The House of Representatives passed the Democrats’ “Build Back Better Act” on a party-line 220-213 vote, even though it is now clear that it won’t do what Joe Biden said. On Twitter, President Biden claimed that “My Build Back Better Agenda costs zero dollars…And it adds zero dollars to the national debt.” But the Congressional Budget Office has concluded that this is false.
As the former independent Congressman Justin Amash observes, “According to the CBO, Build Back Better increases deficits by $792 billion over the next 5 years. Spending is front-loaded and revenues (taxes) are back-loaded, so don’t count on it ever to balance. Instead, count on more debt, more resource misallocation, and more divisiveness.”
As the American Action Forum notes, the CBO found that “contrary to its proponents’ advertising, the bill is not fully paid for….the deficit effects are particularly pronounced in the first half of the decade. Specifically, the BBBA would increase federal borrowing by $792 billion between 2022 and 2026.”
The Build Back Better Act is likely to increase inflation somewhat over what it otherwise would be. As the American Action Forum notes, “The upfront nature of the spending means that there will be a substantial fiscal pulse of $792 billion in the first 5 years, exacerbating inflationary pressures…[this] would, all else equal, exacerbate price increases.”
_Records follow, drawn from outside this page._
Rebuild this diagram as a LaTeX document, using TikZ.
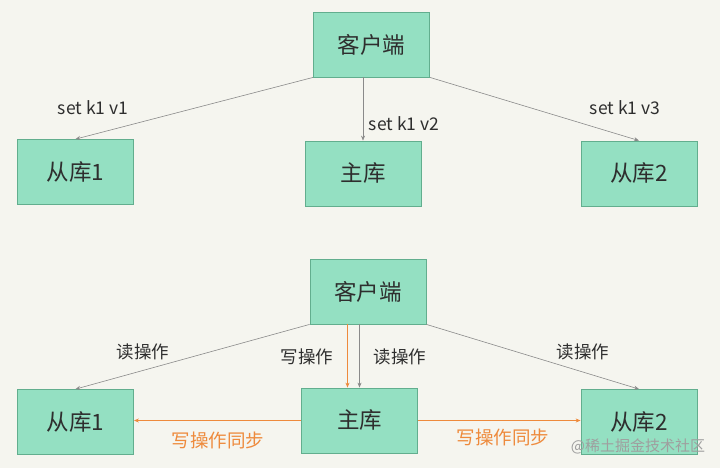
\documentclass[tikz,border=0pt]{standalone}
\usepackage{fontspec}
\setmainfont{Noto Sans CJK SC}
\usepackage{xcolor}
\usetikzlibrary{arrows.meta,positioning,calc}
\definecolor{bgpaper}{HTML}{F5F5EF}
\definecolor{dbfill}{HTML}{94E0C2}
\definecolor{dbedge}{HTML}{62AE8E}
\definecolor{linegray}{HTML}{8A8A8A}
\definecolor{syncorange}{HTML}{EE8A3C}
\definecolor{txtdark}{HTML}{2E2E2E}

\begin{document}
\begin{tikzpicture}[x=1pt,y=-1pt,
  dbbox/.style={draw=dbedge, fill=dbfill, line width=0.8pt, minimum width=116pt, minimum height=65pt,
    font=\fontsize{22.5}{26}\selectfont\color{txtdark}},
  cmd/.style={-{Stealth[length=5pt,width=4pt]}, linegray, line width=0.6pt},
  sync/.style={-{Stealth[length=5pt,width=4pt]}, syncorange, line width=0.9pt},
  lbl/.style={font=\fontsize{17.5}{20}\selectfont\color{txtdark}},
  olbl/.style={font=\fontsize{18.5}{22}\selectfont\color{syncorange}}]
  \fill[bgpaper] (0,0) rectangle (720,468);
  \useasboundingbox (0,0) rectangle (720,468);
  % top: writes go to every instance
  \path (371.5,44.5) node (cliA) [dbbox] {客户端};
  \path (75.5,172) node (slvA1) [dbbox] {从库1};
  \path (363,173.5) node (mstA) [dbbox] {主库};
  \path (639,173.5) node (slvA2) [dbbox] {从库2};
  \draw[cmd] (cliA.south west) -- (slvA1.north);
  \draw[cmd] (mstA.north |- cliA.south) -- (mstA.north);
  \draw[cmd] (cliA.south east) -- (slvA2.north);
  \node[lbl] (setA1) at (93,108) {set k1 v1};
  \node[lbl] (setA2) at (404,124) {set k1 v2};
  \node[lbl] (setA3) at (625,108) {set k1 v3};
  % bottom: read/write split
  \path (368,291.5) node (cliB) [dbbox] {客户端};
  \path (75.5,422) node (slvB1) [dbbox] {从库1};
  \path (359.5,420.5) node (mstB) [dbbox] {主库};
  \path (639,422) node (slvB2) [dbbox] {从库2};
  \draw[cmd] (cliB.south west) -- (slvB1.north);
  \draw[sync, line width=0.7pt] ($(mstB.north |- cliB.south)+(-12,0)$) -- ($(mstB.north)+(-12,0)$);
  \draw[cmd] (mstB.north |- cliB.south) -- (mstB.north);
  \draw[cmd] (cliB.south east) -- (slvB2.north);
  \draw[sync] (mstB.west) -- (slvB1.east |- mstB.west);
  \draw[sync] (mstB.east) -- (slvB2.west |- mstB.east);
  \node[lbl] (rdB1) at (143,352) {读操作};
  \node[lbl] (wrB) at (307,357) {写操作};
  \node[lbl] (rdB2) at (400,357) {读操作};
  \node[lbl] (rdB3) at (583,352) {读操作};
  \node[olbl] (syncB1) at (218,440) {写操作同步};
  \node[olbl] (syncB2) at (503,437) {写操作同步};
  \node[font=\fontsize{15}{17}\selectfont\color{gray!75}] (mark) at (638,446) {@稀土掘金技术社区};
\end{tikzpicture}
\end{document}
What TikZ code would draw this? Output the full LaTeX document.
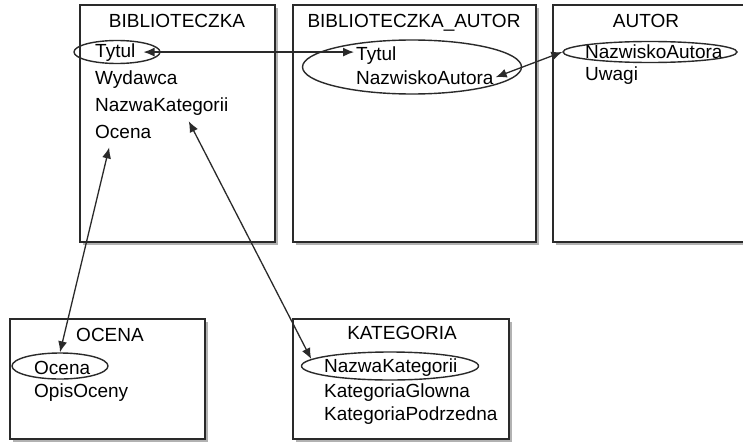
\documentclass[tikz,border=0pt]{standalone}
\usepackage{fontspec}
\setmainfont{Liberation Sans}
\usepackage{tikz}
\usetikzlibrary{arrows.meta, positioning, shapes.geometric, shadows}

\definecolor{linegray}{HTML}{2A2A2A}

\begin{document}
\begin{tikzpicture}[x=1pt, y=-1pt,
    every node/.style={font=\fontsize{19}{22}\selectfont, text=black},
    tablebox/.style={draw=linegray, line width=1.7pt, fill=white,
      drop shadow={shadow xshift=3pt, shadow yshift=-3pt, fill=black!30, opacity=1}},
    field/.style={anchor=base west, inner sep=2pt},
    title/.style={anchor=base, inner sep=2pt},
    key/.style={draw=linegray, line width=1.4pt, ellipse, inner sep=0pt},
    link/.style={{Latex[length=11pt,width=9pt]}-{Latex[length=11pt,width=9pt]},
      line width=1.3pt, draw=linegray}]
  \path[use as bounding box, clip] (0,0) rectangle (743,444);
  % ---------- TABLES ----------
  \draw[tablebox] (80,5) rectangle (275,242);
  \draw[tablebox] (293,5) rectangle (536,242);
  \draw[tablebox] (553,5) rectangle (770,242);
  \draw[tablebox] (10,319) rectangle (205,439);
  \draw[tablebox] (293,319) rectangle (509,439);
  % ---------- BIBLIOTECZKA ----------
  \node[title] (bibTitle) at (177,28) {BIBLIOTECZKA};
  \node[field] (bibTytul) at (93,57) {Tytul};
  \node[field] (bibWydawca) at (93,84) {Wydawca};
  \node[field] (bibNazwaKat) at (93,111) {NazwaKategorii};
  \node[field] (bibOcena) at (93,138) {Ocena};
  \node[key, minimum width=86pt, minimum height=23pt] (keyTytul) at (117,52) {};
  % ---------- BIBLIOTECZKA_AUTOR ----------
  \node[title] (baTitle) at (414,28) {BIBLIOTECZKA\_AUTOR};
  \node[field] (baTytul) at (354,60) {Tytul};
  \node[field] (baNazwisko) at (354,84) {NazwiskoAutora};
  \node[key, minimum width=219pt, minimum height=54pt] (keyBa) at (412,67) {};
  % ---------- AUTOR ----------
  \node[title] (autTitle) at (646,28) {AUTOR};
  \node[field] (autNazwisko) at (583,59) {NazwiskoAutora};
  \node[field] (autUwagi) at (583,80) {Uwagi};
  \node[key, minimum width=174pt, minimum height=21pt] (keyAutor) at (650,52) {};
  % ---------- OCENA ----------
  \node[title] (ocTitle) at (110,341) {OCENA};
  \node[field] (ocOcena) at (32,374) {Ocena};
  \node[field] (ocOpis) at (32,397) {OpisOceny};
  \node[key, minimum width=96pt, minimum height=26pt] (keyOcena) at (60,366) {};
  % ---------- KATEGORIA ----------
  \node[title] (katTitle) at (402,339) {KATEGORIA};
  \node[field] (katNazwa) at (322,372) {NazwaKategorii};
  \node[field] (katGlowna) at (322,397) {KategoriaGlowna};
  \node[field] (katPodrzedna) at (322,420) {KategoriaPodrzedna};
  \node[key, minimum width=177pt, minimum height=28pt] (keyKat) at (390,366) {};
  % ---------- LINKS ----------
  \draw[link] ([xshift=6pt]bibTytul.east) -- (baTytul.west |- bibTytul.east);
  \draw[link] (baNazwisko.east) -- (keyAutor.west);
  \draw[link] ([xshift=-14pt,yshift=-7pt]bibOcena.south) -- (keyOcena.north);
  \draw[link] ([xshift=27pt,yshift=-4pt]bibNazwaKat.south) -- (keyKat.175);
\end{tikzpicture}
\end{document}
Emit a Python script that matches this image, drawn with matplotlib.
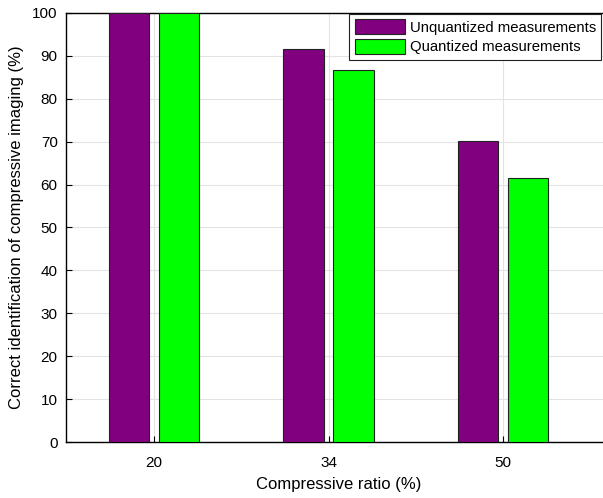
import matplotlib.pyplot as plt
import numpy as np

plt.rcParams['font.family'] = ['Liberation Sans', 'DejaVu Sans']

ratios = ['20', '34', '50']
unquantized = [100.0, 91.5, 70.1]
quantized = [100.0, 86.8, 61.5]

W, H = 603, 498
fig = plt.figure(figsize=(W / 100, H / 100), dpi=100)
# axes run past the right edge of the canvas
left, right, top, bottom = 66, 612, 13, 442
ax = fig.add_axes([left / W, 1 - bottom / H, (right - left) / W, (bottom - top) / H])

x = np.arange(1, len(ratios) + 1)
off, width = 0.143, 0.233
ax.bar(x - off, unquantized, width, color='#800080', edgecolor='#222222',
       linewidth=0.8, label='Unquantized measurements', zorder=3)
ax.bar(x + off, quantized, width, color='#00ff00', edgecolor='#222222',
       linewidth=0.8, label='Quantized measurements', zorder=3)

unit = 174.5
ax.set_xlim(1 - (154 - left) / unit, 3 + (right - 503) / unit)
ax.set_ylim(0, 100)
ax.set_xticks(x)
ax.set_xticklabels(ratios)
ax.set_yticks(np.arange(0, 101, 10))
ax.tick_params(direction='in', labelsize=11, length=4, width=0.8)
ax.tick_params(axis='x', pad=10)
ax.tick_params(axis='y', pad=6)
ax.grid(True, color='#e3e3e3', linewidth=0.8, zorder=0)
ax.set_axisbelow(True)
for s in ax.spines.values():
    s.set_linewidth(1.0)
ax.spines['right'].set_visible(False)

ax.set_xlabel('Compressive ratio (%)', fontsize=12, labelpad=5)
ax.set_ylabel('Correct identification of compressive imaging (%)', fontsize=12, labelpad=6)

leg = ax.legend(loc='upper right', bbox_to_anchor=(601 / W, 1 - 14 / H),
                bbox_transform=fig.transFigure, fontsize=10.7, frameon=True,
                fancybox=False, framealpha=1, edgecolor='#222222',
                borderpad=0.35, handlelength=3.4, handleheight=1.15,
                handletextpad=0.3, labelspacing=0.3, borderaxespad=0)
leg.get_frame().set_linewidth(0.8)

fig.savefig('out.png', dpi=100)
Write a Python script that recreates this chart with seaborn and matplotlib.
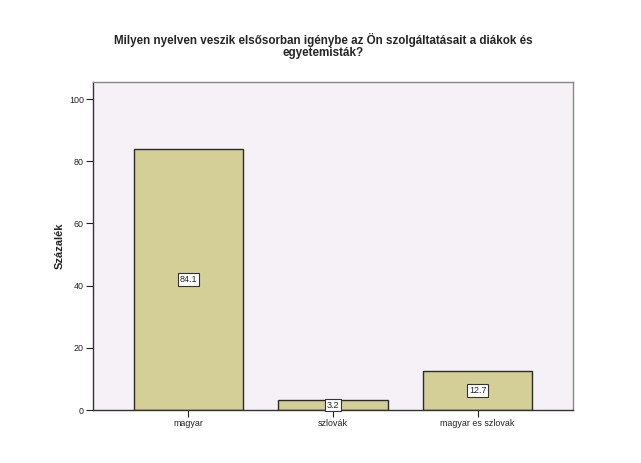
import matplotlib
matplotlib.use("Agg")
import matplotlib.pyplot as plt
import seaborn as sns
import pandas as pd

categories = ["magyar", "szlovák", "magyar es szlovak"]
percent = [84.1, 3.2, 12.7]
value_labels = ["84.1", "3.2", "12.7"]
y_ticks = [0, 20, 40, 60, 80, 100]

title = "Milyen nyelven veszik elsősorban igénybe az Ön szolgáltatásait a diákok és\negyetemisták?"
y_label = "Százalék"

df = pd.DataFrame({"cat": categories, "pct": percent})

sns.set_style("white")
plt.rcParams["font.family"] = ["Liberation Sans", "DejaVu Sans"]

fig = plt.figure(figsize=(6.41, 4.63), dpi=100)
ax = fig.add_axes([93 / 641, 1 - 410 / 463, 480 / 641, 328 / 463])
ax.set_facecolor("#F6F1F6")

sns.barplot(data=df, x="cat", y="pct", color="#D4CF97", width=0.755,
            edgecolor="#2b2b2b", linewidth=1.0, saturation=1, ax=ax)

for i, (v, lab) in enumerate(zip(percent, value_labels)):
    ax.text(i, v / 2, lab, ha="center", va="center", fontsize=6.5,
            bbox=dict(boxstyle="square,pad=0.2", fc="white", ec="#333333", lw=0.8))

ax.set_xlim(-0.66, 2.66)
ax.set_ylim(0, 105.5)
ax.set_yticks(y_ticks)
ax.set_xlabel("")
ax.set_ylabel(y_label, fontsize=8, fontweight="bold", labelpad=3)
ax.tick_params(axis="both", direction="out", length=5, width=0.8,
               labelsize=6.4, colors="#222222", left=True, bottom=True, pad=1.5)

for s in ["top", "right"]:
    ax.spines[s].set_color("#888888")
    ax.spines[s].set_linewidth(1.0)
for s in ["left", "bottom"]:
    ax.spines[s].set_color("#333333")
    ax.spines[s].set_linewidth(1.0)

fig.text(323 / 641, 1 - 46 / 463, title, ha="center", va="center",
         fontsize=8.4, fontweight="bold", linespacing=1.0)

fig.savefig("out.png", dpi=100)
The Build Back Better Act contains many perverse incentives. It will stick large marriage penalties into the tax code. It will subject over a million prosperous married couples to higher tax rates than unmarried couples making the same income. “Marriage penalties in the proposed structure can total $130,200 annually in higher taxes” for some couples, says the Texas Public Policy Foundation.
It encourages out-of-wedlock births, by conditioning thousands of dollars worth of tax credits for low-income people on them not getting married. As CNBC explains, many low-income people could lose their earned-income tax credits if they marry: “a childless worker marrying someone with a kid may eliminate the benefit. It may also reduce what their spouse with a child would have received if they were single.” The Republican Study Committee notes that the bill “penalizes marriage: The bill would permanently double the EITC’s marriage penalty on childless worker benefits.”
It also discriminates against churches and religious communities. It specifically states that “eligible child care providers may not use funds for buildings or facilities that are used primarily for sectarian instruction or religious worship.”